Jesse Saunders looks like a happy guy. When he’s not approaching friends and fans on the dance floor, he’s in the booth, presiding over the Sept. 23 DJ competition at Insert Coins, where all the contestants are essentially paying homage to him. Rather than playing his tracks, though, they’re cranking dance music favorites that cover the expansive ground of the house genre he helped pioneer in the 1980s. The sounds of his glory days consume the room.
And when we say house music, we don’t mean the heavily arpeggiated, synth-spiking, Euro-pop style of dance music favored by Strip fist-pumpers like David Guetta, Aviici or Kaskade. No, this is real-deal house, in all its forms: traditional, deep, progressive, tribal, funky — everything but commercial house.
Well, almost. The first DJ, Harry A, establishes the authenticity of the contest/party immediately with a lively, R&B-leaning, disco-flavored house set — a sound you’d be hard-pressed to hear in any casino club. Even the night’s MC, Onnoleigh Sweetman, announces, “I’d just like the tourists to take note: Harry is not spinning Top 40.” Except that just two minutes later, the DJ slips in “Million Dollar Bill,” Whitney Houston’s last-ever hit. Sometimes Las Vegas cannot help itself.
To be fair, “Million Dollar Bill” (or at least the remix Harry A plays) hearkens back to the days of the Chicago house scene from which Saunders emerged and helped establish; even the purists at Insert Coins noticeably groove to it. And, after all eight competitors play their 13-minute sets, the judges crown Harry A the victor. He wins an opening performance slot at the all-day Pure House Music Festival, taking place Sept. 29 at Clark County Government Center Amphitheater.
The debuting festival is Saunders’ baby, one he hopes to stage yearly in the city he now calls home. It’s the anti-Electric Daisy Carnival, one that eschews performer popularity and celebrates the musical foundation of four-on-the-floor dance music. Its roots lie in the other yearly festival Saunders organizes with The Chosen Few DJ collective: the House Music Reunion Picnic, the summer jam for up to 30,000 people in Chicago for the past 22 years. That festival serves as a celebration for the music and culture native to its host city.
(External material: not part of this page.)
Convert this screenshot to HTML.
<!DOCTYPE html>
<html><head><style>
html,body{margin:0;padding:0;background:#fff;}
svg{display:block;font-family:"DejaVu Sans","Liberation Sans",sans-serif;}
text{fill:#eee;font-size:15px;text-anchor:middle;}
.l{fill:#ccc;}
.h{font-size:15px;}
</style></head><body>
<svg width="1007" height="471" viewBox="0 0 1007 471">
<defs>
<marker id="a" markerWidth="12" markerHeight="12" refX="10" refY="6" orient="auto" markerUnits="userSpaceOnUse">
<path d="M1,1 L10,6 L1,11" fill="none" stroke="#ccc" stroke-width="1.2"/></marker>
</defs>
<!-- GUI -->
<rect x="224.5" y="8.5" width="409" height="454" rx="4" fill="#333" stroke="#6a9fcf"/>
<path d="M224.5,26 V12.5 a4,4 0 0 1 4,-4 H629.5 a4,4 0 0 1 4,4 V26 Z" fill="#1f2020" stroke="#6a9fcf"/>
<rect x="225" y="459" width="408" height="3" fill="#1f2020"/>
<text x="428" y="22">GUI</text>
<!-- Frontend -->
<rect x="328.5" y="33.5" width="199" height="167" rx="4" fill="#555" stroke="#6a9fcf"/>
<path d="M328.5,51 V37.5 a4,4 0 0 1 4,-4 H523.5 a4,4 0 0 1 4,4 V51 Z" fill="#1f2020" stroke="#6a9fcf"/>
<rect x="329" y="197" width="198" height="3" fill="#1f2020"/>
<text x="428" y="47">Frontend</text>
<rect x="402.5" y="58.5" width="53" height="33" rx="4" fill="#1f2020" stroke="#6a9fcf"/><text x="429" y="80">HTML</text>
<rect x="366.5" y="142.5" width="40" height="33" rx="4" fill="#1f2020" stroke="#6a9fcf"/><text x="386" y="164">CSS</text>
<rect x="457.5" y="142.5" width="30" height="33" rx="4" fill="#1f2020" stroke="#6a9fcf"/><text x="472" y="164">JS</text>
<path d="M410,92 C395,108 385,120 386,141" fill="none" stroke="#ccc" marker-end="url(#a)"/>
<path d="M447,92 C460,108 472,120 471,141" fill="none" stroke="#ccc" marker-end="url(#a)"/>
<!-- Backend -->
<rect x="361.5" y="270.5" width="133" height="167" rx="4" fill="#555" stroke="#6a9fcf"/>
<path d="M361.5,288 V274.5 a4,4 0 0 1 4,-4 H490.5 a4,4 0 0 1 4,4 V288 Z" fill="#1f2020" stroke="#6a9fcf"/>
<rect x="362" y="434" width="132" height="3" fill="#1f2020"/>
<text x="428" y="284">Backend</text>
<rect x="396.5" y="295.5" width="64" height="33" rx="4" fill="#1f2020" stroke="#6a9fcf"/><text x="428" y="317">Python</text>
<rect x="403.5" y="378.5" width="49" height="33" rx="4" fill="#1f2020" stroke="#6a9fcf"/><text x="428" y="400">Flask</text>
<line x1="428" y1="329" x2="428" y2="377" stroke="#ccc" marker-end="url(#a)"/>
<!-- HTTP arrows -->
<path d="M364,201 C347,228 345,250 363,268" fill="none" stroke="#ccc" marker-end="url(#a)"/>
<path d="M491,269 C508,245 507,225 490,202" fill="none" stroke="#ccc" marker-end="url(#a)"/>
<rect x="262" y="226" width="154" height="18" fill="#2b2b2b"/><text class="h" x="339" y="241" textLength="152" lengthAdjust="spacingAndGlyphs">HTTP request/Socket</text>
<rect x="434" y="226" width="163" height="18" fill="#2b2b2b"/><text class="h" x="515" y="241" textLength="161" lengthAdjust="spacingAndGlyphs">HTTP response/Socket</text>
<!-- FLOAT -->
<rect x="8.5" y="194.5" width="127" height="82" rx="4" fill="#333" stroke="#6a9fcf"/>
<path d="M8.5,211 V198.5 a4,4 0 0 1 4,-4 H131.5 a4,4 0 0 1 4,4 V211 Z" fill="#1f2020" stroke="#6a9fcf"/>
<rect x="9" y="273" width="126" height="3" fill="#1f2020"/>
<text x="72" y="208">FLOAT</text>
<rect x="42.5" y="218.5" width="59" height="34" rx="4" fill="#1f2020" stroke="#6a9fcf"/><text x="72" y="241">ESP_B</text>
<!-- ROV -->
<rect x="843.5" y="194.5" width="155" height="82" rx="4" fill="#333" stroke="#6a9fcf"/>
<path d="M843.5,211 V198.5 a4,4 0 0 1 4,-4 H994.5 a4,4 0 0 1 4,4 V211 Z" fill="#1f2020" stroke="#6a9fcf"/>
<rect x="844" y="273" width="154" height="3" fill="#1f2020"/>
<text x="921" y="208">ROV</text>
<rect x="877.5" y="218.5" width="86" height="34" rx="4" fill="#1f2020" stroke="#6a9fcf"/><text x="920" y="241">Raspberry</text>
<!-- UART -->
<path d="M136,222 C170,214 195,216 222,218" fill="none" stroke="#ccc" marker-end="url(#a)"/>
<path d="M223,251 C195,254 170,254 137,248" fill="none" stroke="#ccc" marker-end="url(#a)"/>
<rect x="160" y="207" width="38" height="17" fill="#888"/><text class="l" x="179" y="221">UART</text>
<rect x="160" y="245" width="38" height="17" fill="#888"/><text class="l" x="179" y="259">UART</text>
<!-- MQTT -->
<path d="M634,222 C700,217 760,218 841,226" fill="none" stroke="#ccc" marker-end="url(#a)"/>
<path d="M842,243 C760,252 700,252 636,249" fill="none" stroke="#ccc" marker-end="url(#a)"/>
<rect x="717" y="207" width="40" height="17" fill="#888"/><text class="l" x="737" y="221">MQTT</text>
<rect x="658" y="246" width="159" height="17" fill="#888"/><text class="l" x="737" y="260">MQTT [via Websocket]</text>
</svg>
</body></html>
The Pure House Music Festival serves a slightly different purpose. For one, live musicians and vocalists, such as revered singers CeCe Peniston and Lisa Shaw, are billed among the DJs (Saunders, Reyes, Wayne Williams, Evan Landes from Groove Junkies, among others), a nod to their equally important contributions to the genre. And the festival also seeks to shine a brighter light on real house music, often exiled to the side lounges and off-peak days of the Strip nightclubs that will actually feature it.
“And that’s why I wanted to do this festival,” says Saunders, who still spins internationally. “House used to be big here. In the late 1990s, you didn’t have so much going on, or so many [dance] genres. Whatever the new genre is now, like dubstep, it overshadows everything else. Everything is so commercialized that house is relegated in smaller venues. [Vegas] is the only place where it’s like that.”
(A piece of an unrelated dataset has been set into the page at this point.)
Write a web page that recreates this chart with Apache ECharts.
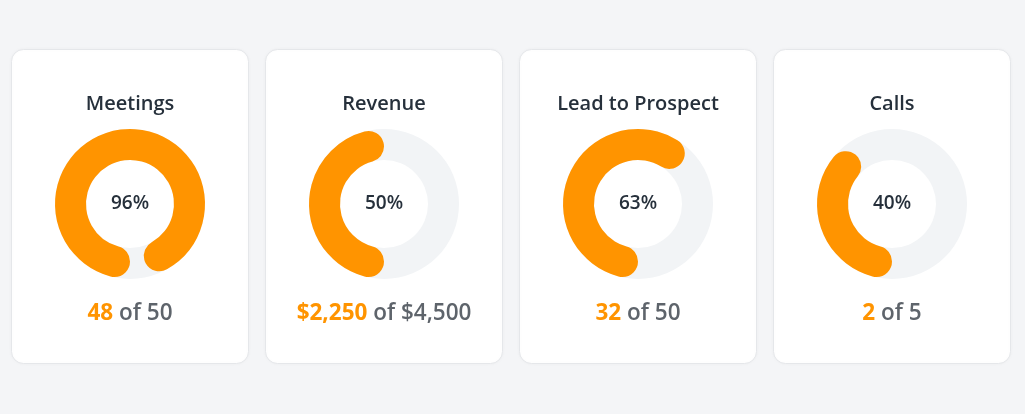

Saunders places blame for the plight of house music in Las Vegas nightlife on other factors, too: the bigger-is-better nature of the Strip, the prioritization of bottle service, the preference of patrons to put the partying aspect of clubbing (especially the drugs) over any musical focus and general kowtowing to fickle tourists. He has largely refused to play the local nightclubs open to his underground sounds — though he says he’ll be playing the Hard Rock Hotel pool area in October — and he says the smaller locations won’t offer him his worth. (He faced the same dilemma when he lived in Los Angeles, too.) But his biggest beef is cultural.
“One of the reasons I lay low is because Vegas doesn’t understand house music,” Saunders says. “House nights here aren’t house nights. They’re Top 40. That’s the biggest problem with the people who book these rooms. And because they don’t understand what it is, they plug in whatever they think will fill [the club].”
Perhaps one of the most symbolic aspects of the Pure House Music Festival is its location: It’s downtown, pretty much the only area in the valley where you’ll hear genuine house music. Saunders even investigated opening his own house club there five years ago, but was dissuaded when overzealous investors sought to “Strip it up” and turned a modest proposal into a multimillion dollar project.
Nonetheless, he sees downtown as the key to house music’s future in Las Vegas. “That’s because you have people of the city here, and the culture is on [East] Fremont. I don’t consider the Strip part of Las Vegas. It’s not real life. Every city has a culture, a club scene, art … if you take the Strip out of Las Vegas, you have a wonderful city!
“At the end of the day, everyone wants to make the money,” he adds. “But in Vegas, the complaint is that there’s no culture. Well, there actually is.”
Pure House Music Festival (with Jesse Saunders, Evan Landes, Wayne Williams, CeCe Penistion and others) Sept. 29, 10 a.m-10 p.m.; Clark County Government Center Amphitheater, 500 S. Grand Central Parkway, www.purehousemusicfestival.com, $30-$60.